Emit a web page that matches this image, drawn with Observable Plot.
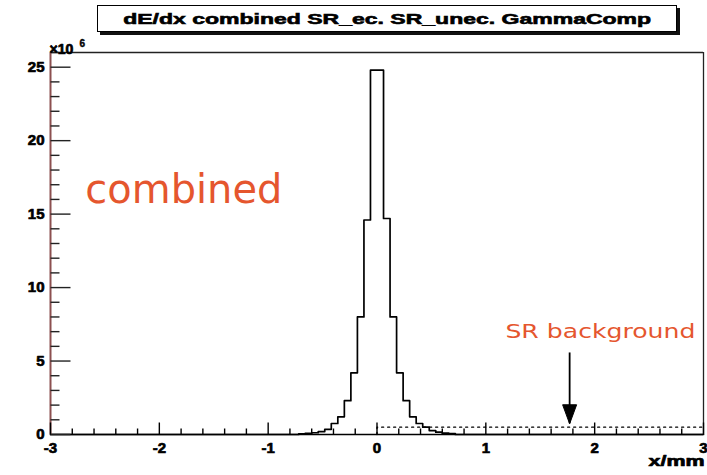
<!DOCTYPE html>
<html><head><meta charset="utf-8">
<script src="https://cdn.jsdelivr.net/npm/d3@7"></script>
<script src="https://cdn.jsdelivr.net/npm/@observablehq/plot@0.6"></script>
<style>
html,body{margin:0;padding:0;background:#fff;}
#wrap{position:relative;width:707px;height:475px;overflow:hidden;font-family:"Liberation Sans",Arial,sans-serif;}
#chart{position:absolute;left:0;top:0;}
#title{position:absolute;left:97px;top:5px;width:578px;height:25px;border:1px solid #000;background:#fff;box-shadow:3px 3px 0 #111;display:flex;align-items:center;justify-content:center;overflow:visible;}
#title span{font-weight:bold;font-size:15px;white-space:nowrap;display:inline-block;color:#000;-webkit-text-stroke:0.6px #000;}
</style>
</head><body>
<div id="wrap"><div id="chart"></div><div id="title"><span id="ttext">dE/dx combined SR_ec. SR_unec. GammaComp</span></div></div>
<script>
// ---- data (values in units of 10^6) ----
const titleText = "dE/dx combined SR_ec. SR_unec. GammaComp";
const binEdges = [-0.72,-0.66,-0.60,-0.54,-0.48,-0.42,-0.36,-0.30,-0.24,-0.18,-0.12,-0.06,0,
                  0.06,0.12,0.18,0.24,0.30,0.36,0.42,0.48,0.54,0.60,0.66,0.72];
const counts = [0.05,0.08,0.12,0.2,0.35,0.75,1.2,2.3,4.2,8.0,14.6,24.8,
                24.8,14.7,8.0,4.2,2.3,1.2,0.75,0.5,0.27,0.16,0.1,0.06];
const bgEdges = [0, 3];
const bgValues = [0.5];
const xTickValues = [-3,-2,-1,0,1,2,3];
const xTickLabels = ["-3","-2","-1","0","1","2","3"];
const yTickValues = [0,5,10,15,20,25];
const yTickLabels = ["0","5","10","15","20","25"];
const xMinorValues = d3.range(-30, 31, 2).map(v => v/10).filter(v => !xTickValues.includes(v));
const yMinorValues = d3.range(0, 27).filter(v => v % 5 !== 0);
const annCombined = {x: -2.68, y: 16.6, text: "combined"};
const annSR = {x: 1.18, y: 7.0, text: "SR background"};
const arrowX = 1.77, arrowTop = 5.55, arrowTip = 0.73;

// ---- derived tables ----
const histLine = [{x: -3, y: 0}];
binEdges.forEach((e, i) => histLine.push({x: e, y: i < counts.length ? counts[i] : 0}));
histLine.push({x: 3, y: 0});
const bgLine = [{x: bgEdges[0], y: 0}];
bgEdges.forEach((e, i) => bgLine.push({x: e, y: i < bgValues.length ? bgValues[i] : bgValues[bgValues.length-1]}));

const tickUp = L => ({draw(ctx){ctx.moveTo(0,0);ctx.lineTo(0,-L);}});
const tickRight = L => ({draw(ctx){ctx.moveTo(0,0);ctx.lineTo(L,0);}});
const triDown = {draw(ctx){ctx.moveTo(0,0);ctx.lineTo(-7,-19);ctx.lineTo(7,-19);ctx.closePath();}};

const F = "Liberation Sans, Arial, sans-serif";
const orange = "#e5562e";
const lbl = {fontWeight: "bold", fontFamily: F, fill: "#000", stroke: "#000", strokeWidth: 0.7};

const chart = Plot.plot({
  width: 707, height: 475,
  marginLeft: 50, marginRight: 4, marginTop: 52, marginBottom: 41,
  x: {domain: [-3, 3], axis: null},
  y: {domain: [0, 26], axis: null},
  style: {background: "transparent", overflow: "visible"},
  marks: [
    // frame
    Plot.ruleY([26], {stroke: "#222", strokeWidth: 1.3}),
    Plot.ruleX([3], {stroke: "#222", strokeWidth: 1.3}),
    // background (dotted)
    Plot.line(bgLine, {x: "x", y: "y", curve: "step-after", stroke: "#000", strokeWidth: 1.3, strokeDasharray: "2,4"}),
    // histogram
    Plot.line(histLine, {x: "x", y: "y", curve: "step-after", stroke: "#000", strokeWidth: 1.7}),
    // axes
    Plot.ruleY([0], {stroke: "#000", strokeWidth: 1.6}),
    Plot.ruleX([-3], {stroke: "#8c5050", strokeWidth: 2}),
    Plot.dot(xTickValues, {x: d => d, y: 0, symbol: tickUp(12), fill: "none", stroke: "#000", strokeWidth: 1.4}),
    Plot.dot(xMinorValues, {x: d => d, y: 0, symbol: tickUp(6), fill: "none", stroke: "#000", strokeWidth: 1.4}),
    Plot.dot(yTickValues, {x: -3, y: d => d, symbol: tickRight(20), fill: "none", stroke: "#222", strokeWidth: 1.4}),
    Plot.dot(yMinorValues, {x: -3, y: d => d, symbol: tickRight(9), fill: "none", stroke: "#222", strokeWidth: 1.4}),
    Plot.text(xTickValues, {x: d => d, y: 0, dy: 14, text: (d, i) => xTickLabels[i], fontSize: 15, ...lbl}),
    Plot.text(yTickValues, {x: -3, y: d => d, dx: -6, text: (d, i) => yTickLabels[i], textAnchor: "end", fontSize: 15, ...lbl}),
    Plot.text(["×10"], {frameAnchor: "top-left", dx: -1, dy: -8, textAnchor: "start", fontSize: 14, ...lbl}),
    Plot.text(["6"], {frameAnchor: "top-left", dx: 29, dy: -13, textAnchor: "start", fontSize: 10, ...lbl, strokeWidth: 0.4}),
    Plot.text(["x/mm"], {frameAnchor: "bottom-right", dx: 1, dy: 31, textAnchor: "end", fontSize: 15, ...lbl}),
    // annotations
    Plot.text([annCombined], {x: "x", y: "y", text: "text", textAnchor: "start", fontSize: 40, fontFamily: "DejaVu Sans, Verdana, sans-serif", fill: orange}),
    Plot.text([annSR], {x: "x", y: "y", text: "text", textAnchor: "start", fontSize: 20, fontFamily: "DejaVu Sans, Verdana, sans-serif", fill: orange}),
    Plot.ruleX([arrowX], {y1: arrowTop, y2: arrowTip, stroke: "#000", strokeWidth: 1.8}),
    Plot.dot([arrowX], {x: d => d, y: arrowTip, symbol: triDown, fill: "#000", stroke: "#000", strokeWidth: 1})
  ]
});
document.getElementById("chart").appendChild(chart);

// stretch wide bitmap-like texts
const stretch = {"x/mm": 56, "SR background": 190, "combined": 197};
d3.select(chart).selectAll("text").each(function(){
  const t = this.textContent;
  if (stretch[t]) d3.select(this).attr("textLength", stretch[t]).attr("lengthAdjust", "spacingAndGlyphs");
});
const sp = document.getElementById("ttext");
sp.textContent = titleText;
const w = sp.getBoundingClientRect().width;
sp.style.transform = `scaleX(${528 / w})`;
</script>
</body></html>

| WRITTEN TASK |
Reproduce each line exactly as it appears, omitting the pictures.

| COMPLETED TASK |
Emit a web page that matches this image, drawn with Observable Plot.
<!DOCTYPE html>
<html><head><meta charset="utf-8">
<script src="https://cdn.jsdelivr.net/npm/d3@7"></script>
<script src="https://cdn.jsdelivr.net/npm/@observablehq/plot@0.6"></script>
<style>
html,body{margin:0;padding:0;background:#fff;}
#wrap{position:relative;width:707px;height:475px;overflow:hidden;font-family:"Liberation Sans",Arial,sans-serif;}
#chart{position:absolute;left:0;top:0;}
#title{position:absolute;left:97px;top:5px;width:578px;height:25px;border:1px solid #000;background:#fff;box-shadow:3px 3px 0 #111;display:flex;align-items:center;justify-content:center;overflow:visible;}
#title span{font-weight:bold;font-size:15px;white-space:nowrap;display:inline-block;color:#000;-webkit-text-stroke:0.6px #000;}
</style>
</head><body>
<div id="wrap"><div id="chart"></div><div id="title"><span id="ttext">dE/dx combined SR_ec. SR_unec. GammaComp</span></div></div>
<script>
// ---- data (values in units of 10^6) ----
const titleText = "dE/dx combined SR_ec. SR_unec. GammaComp";
const binEdges = [-0.72,-0.66,-0.60,-0.54,-0.48,-0.42,-0.36,-0.30,-0.24,-0.18,-0.12,-0.06,0,
                  0.06,0.12,0.18,0.24,0.30,0.36,0.42,0.48,0.54,0.60,0.66,0.72];
const counts = [0.05,0.08,0.12,0.2,0.35,0.75,1.2,2.3,4.2,8.0,14.6,24.8,
                24.8,14.7,8.0,4.2,2.3,1.2,0.75,0.5,0.27,0.16,0.1,0.06];
const bgEdges = [0, 3];
const bgValues = [0.5];
const xTickValues = [-3,-2,-1,0,1,2,3];
const xTickLabels = ["-3","-2","-1","0","1","2","3"];
const yTickValues = [0,5,10,15,20,25];
const yTickLabels = ["0","5","10","15","20","25"];
const xMinorValues = d3.range(-30, 31, 2).map(v => v/10).filter(v => !xTickValues.includes(v));
const yMinorValues = d3.range(0, 27).filter(v => v % 5 !== 0);
const annCombined = {x: -2.68, y: 16.6, text: "combined"};
const annSR = {x: 1.18, y: 7.0, text: "SR background"};
const arrowX = 1.77, arrowTop = 5.55, arrowTip = 0.73;

// ---- derived tables ----
const histLine = [{x: -3, y: 0}];
binEdges.forEach((e, i) => histLine.push({x: e, y: i < counts.length ? counts[i] : 0}));
histLine.push({x: 3, y: 0});
const bgLine = [{x: bgEdges[0], y: 0}];
bgEdges.forEach((e, i) => bgLine.push({x: e, y: i < bgValues.length ? bgValues[i] : bgValues[bgValues.length-1]}));

const tickUp = L => ({draw(ctx){ctx.moveTo(0,0);ctx.lineTo(0,-L);}});
const tickRight = L => ({draw(ctx){ctx.moveTo(0,0);ctx.lineTo(L,0);}});
const triDown = {draw(ctx){ctx.moveTo(0,0);ctx.lineTo(-7,-19);ctx.lineTo(7,-19);ctx.closePath();}};

const F = "Liberation Sans, Arial, sans-serif";
const orange = "#e5562e";
const lbl = {fontWeight: "bold", fontFamily: F, fill: "#000", stroke: "#000", strokeWidth: 0.7};

const chart = Plot.plot({
  width: 707, height: 475,
  marginLeft: 50, marginRight: 4, marginTop: 52, marginBottom: 41,
  x: {domain: [-3, 3], axis: null},
  y: {domain: [0, 26], axis: null},
  style: {background: "transparent", overflow: "visible"},
  marks: [
    // frame
    Plot.ruleY([26], {stroke: "#222", strokeWidth: 1.3}),
    Plot.ruleX([3], {stroke: "#222", strokeWidth: 1.3}),
    // background (dotted)
    Plot.line(bgLine, {x: "x", y: "y", curve: "step-after", stroke: "#000", strokeWidth: 1.3, strokeDasharray: "2,4"}),
    // histogram
    Plot.line(histLine, {x: "x", y: "y", curve: "step-after", stroke: "#000", strokeWidth: 1.7}),
    // axes
    Plot.ruleY([0], {stroke: "#000", strokeWidth: 1.6}),
    Plot.ruleX([-3], {stroke: "#8c5050", strokeWidth: 2}),
    Plot.dot(xTickValues, {x: d => d, y: 0, symbol: tickUp(12), fill: "none", stroke: "#000", strokeWidth: 1.4}),
    Plot.dot(xMinorValues, {x: d => d, y: 0, symbol: tickUp(6), fill: "none", stroke: "#000", strokeWidth: 1.4}),
    Plot.dot(yTickValues, {x: -3, y: d => d, symbol: tickRight(20), fill: "none", stroke: "#222", strokeWidth: 1.4}),
    Plot.dot(yMinorValues, {x: -3, y: d => d, symbol: tickRight(9), fill: "none", stroke: "#222", strokeWidth: 1.4}),
    Plot.text(xTickValues, {x: d => d, y: 0, dy: 14, text: (d, i) => xTickLabels[i], fontSize: 15, ...lbl}),
    Plot.text(yTickValues, {x: -3, y: d => d, dx: -6, text: (d, i) => yTickLabels[i], textAnchor: "end", fontSize: 15, ...lbl}),
    Plot.text(["×10"], {frameAnchor: "top-left", dx: -1, dy: -8, textAnchor: "start", fontSize: 14, ...lbl}),
    Plot.text(["6"], {frameAnchor: "top-left", dx: 29, dy: -13, textAnchor: "start", fontSize: 10, ...lbl, strokeWidth: 0.4}),
    Plot.text(["x/mm"], {frameAnchor: "bottom-right", dx: 1, dy: 31, textAnchor: "end", fontSize: 15, ...lbl}),
    // annotations
    Plot.text([annCombined], {x: "x", y: "y", text: "text", textAnchor: "start", fontSize: 40, fontFamily: "DejaVu Sans, Verdana, sans-serif", fill: orange}),
    Plot.text([annSR], {x: "x", y: "y", text: "text", textAnchor: "start", fontSize: 20, fontFamily: "DejaVu Sans, Verdana, sans-serif", fill: orange}),
    Plot.ruleX([arrowX], {y1: arrowTop, y2: arrowTip, stroke: "#000", strokeWidth: 1.8}),
    Plot.dot([arrowX], {x: d => d, y: arrowTip, symbol: triDown, fill: "#000", stroke: "#000", strokeWidth: 1})
  ]
});
document.getElementById("chart").appendChild(chart);

// stretch wide bitmap-like texts
const stretch = {"x/mm": 56, "SR background": 190, "combined": 197};
d3.select(chart).selectAll("text").each(function(){
  const t = this.textContent;
  if (stretch[t]) d3.select(this).attr("textLength", stretch[t]).attr("lengthAdjust", "spacingAndGlyphs");
});
const sp = document.getElementById("ttext");
sp.textContent = titleText;
const w = sp.getBoundingClientRect().width;
sp.style.transform = `scaleX(${528 / w})`;
</script>
</body></html>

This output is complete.